Culture is a readymade, often treated as such by both artists and consumers of art. It is digital low-hanging fruit in a perpetual remix. In such remixes, we see the vestiges of history in a chaotic freefall. The history of art is bound up in history generally, and contemporary artists are participants in a similar remix and continual re-branding of art history itself.
The artist Kara Walker recently made a gesture toward the inherent power of monumentality and re-mixed the historically baroque Victoria Memorial outside London’s Buckingham Palace for her epicly-scaled Fons Americanus (2019) at the Turbine Hall of the Tate Modern in London. The artist both reconsiders and critiques the very nature of public monuments as she simultaneously poses questions about the absence of bodies like her own in such monuments to (often European) history and ultimately to colonialism. The formal characteristics of historical monuments such as the Victoria Memorial, or others that pay homage to wars or military leaders, signal their endurance and privilege through materiality, scale, placement in public space, and other such contrivances. We see these formal conventions even in the posse of anti-heroes depicted in Rodin’s Burghers of Calais (1884), wrought as emaciated and beaten soldiers on their way to surrender, defeated yet noble in failure. Generally, such monuments stay put, embedded in their relationship to the state, a part of the narrative of the history of place. Under French law no more than twelve original casts of the works of Rodin may ever be made. While the 1895 cast of the group of six figures still stands in front of Parc Richelieu in Calais, France, the other casts are scattered quite literally around the world in places to which, in many cases, they have no logical connection.

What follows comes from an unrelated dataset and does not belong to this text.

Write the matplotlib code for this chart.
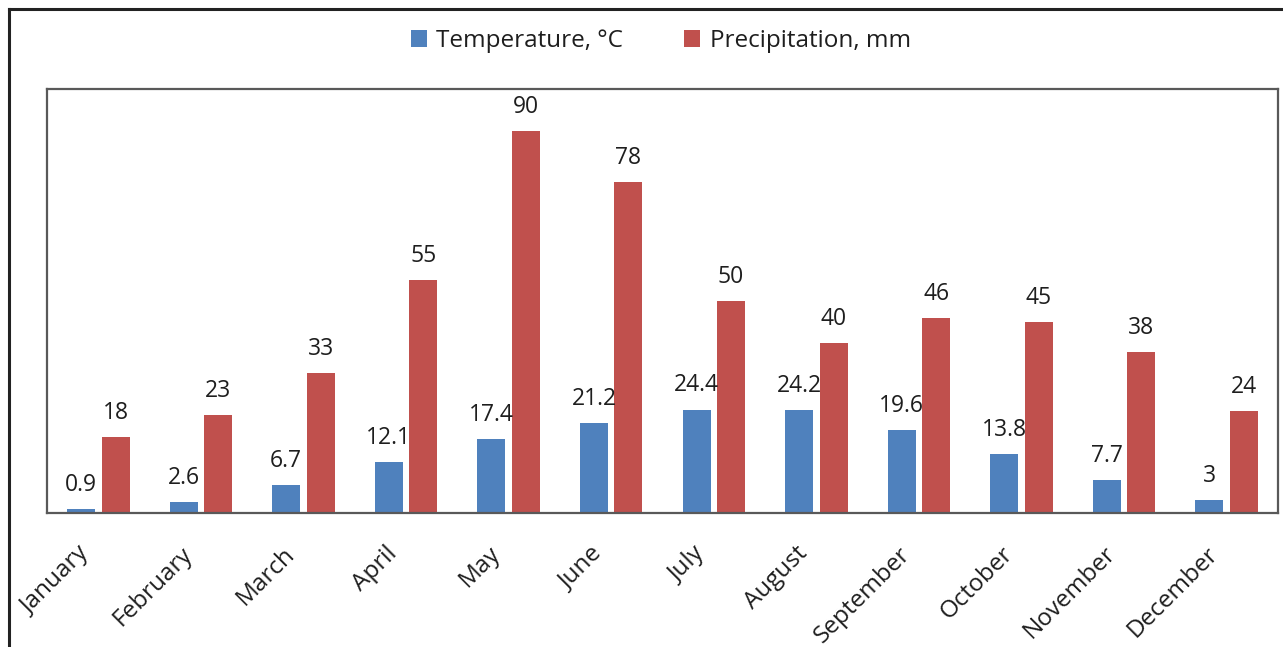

Walker’s work, like much contemporary art, pushes off from a place in which a desire for social justice is embedded within the work just as deeply as the choice of pigment, shape, or materiality. The imperative toward educating the viewer, making them a part of a new narrative, is often buttressed in exhibitions by accompanying wall texts, and, as the writer Michael Glover notes about Fons Americanus:
The text on the wall describes the work, in its all crazed, over-brimming totality, as something akin to a circus spectacle, at which we might stand, marvel, wonder, and point a finger. It is rooted in the past’s darkness, for sure, all our blameworthy acts of negligence, cruelty, and indifference, all our undeniable culpabilities.
Thus, we observe the work within the context of both the artist’s intentionality and the interlocutor’s placement of the work in a kind of art-historical mise-en-scène.
Following a recent lecture to my students about readymades, in the context of what I referred to as digressive modernism, one student shared a photo she had taken with her phone. The image of a battered bicycle missing wheels, bent and hanging off the rack by its lock, looked forlorn and tragic but quite familiar to anyone who lives around a college campus. However, this student presented the image to me as a found Dada piece, an absurd and startling object that reminded her of the disabled objects of Dada and Surrealist artists such as Man Ray or Marcel Duchamp. Her enthusiasm for this disfigured bicycle was about context and vision, new eyes brought to old situations, internally constructing narratives in which art can flourish, and where points of tangency present themselves as if out of the blue.
Perhaps postmodernism is still unable to make peace with the kind of earnestness we find in the work of artists such as Walker, Shimon Attie, Otobong Nkanga, and others. Earnestness, or further, naiveté, either willful or otherwise, suggests that one neglects pragmatism in favor of idealism. However, in the case of contemporary art, it may be a moral choice made in the hope that there is potential for change and evolution. For many contemporary artists, such emotions are held only slightly under the surface.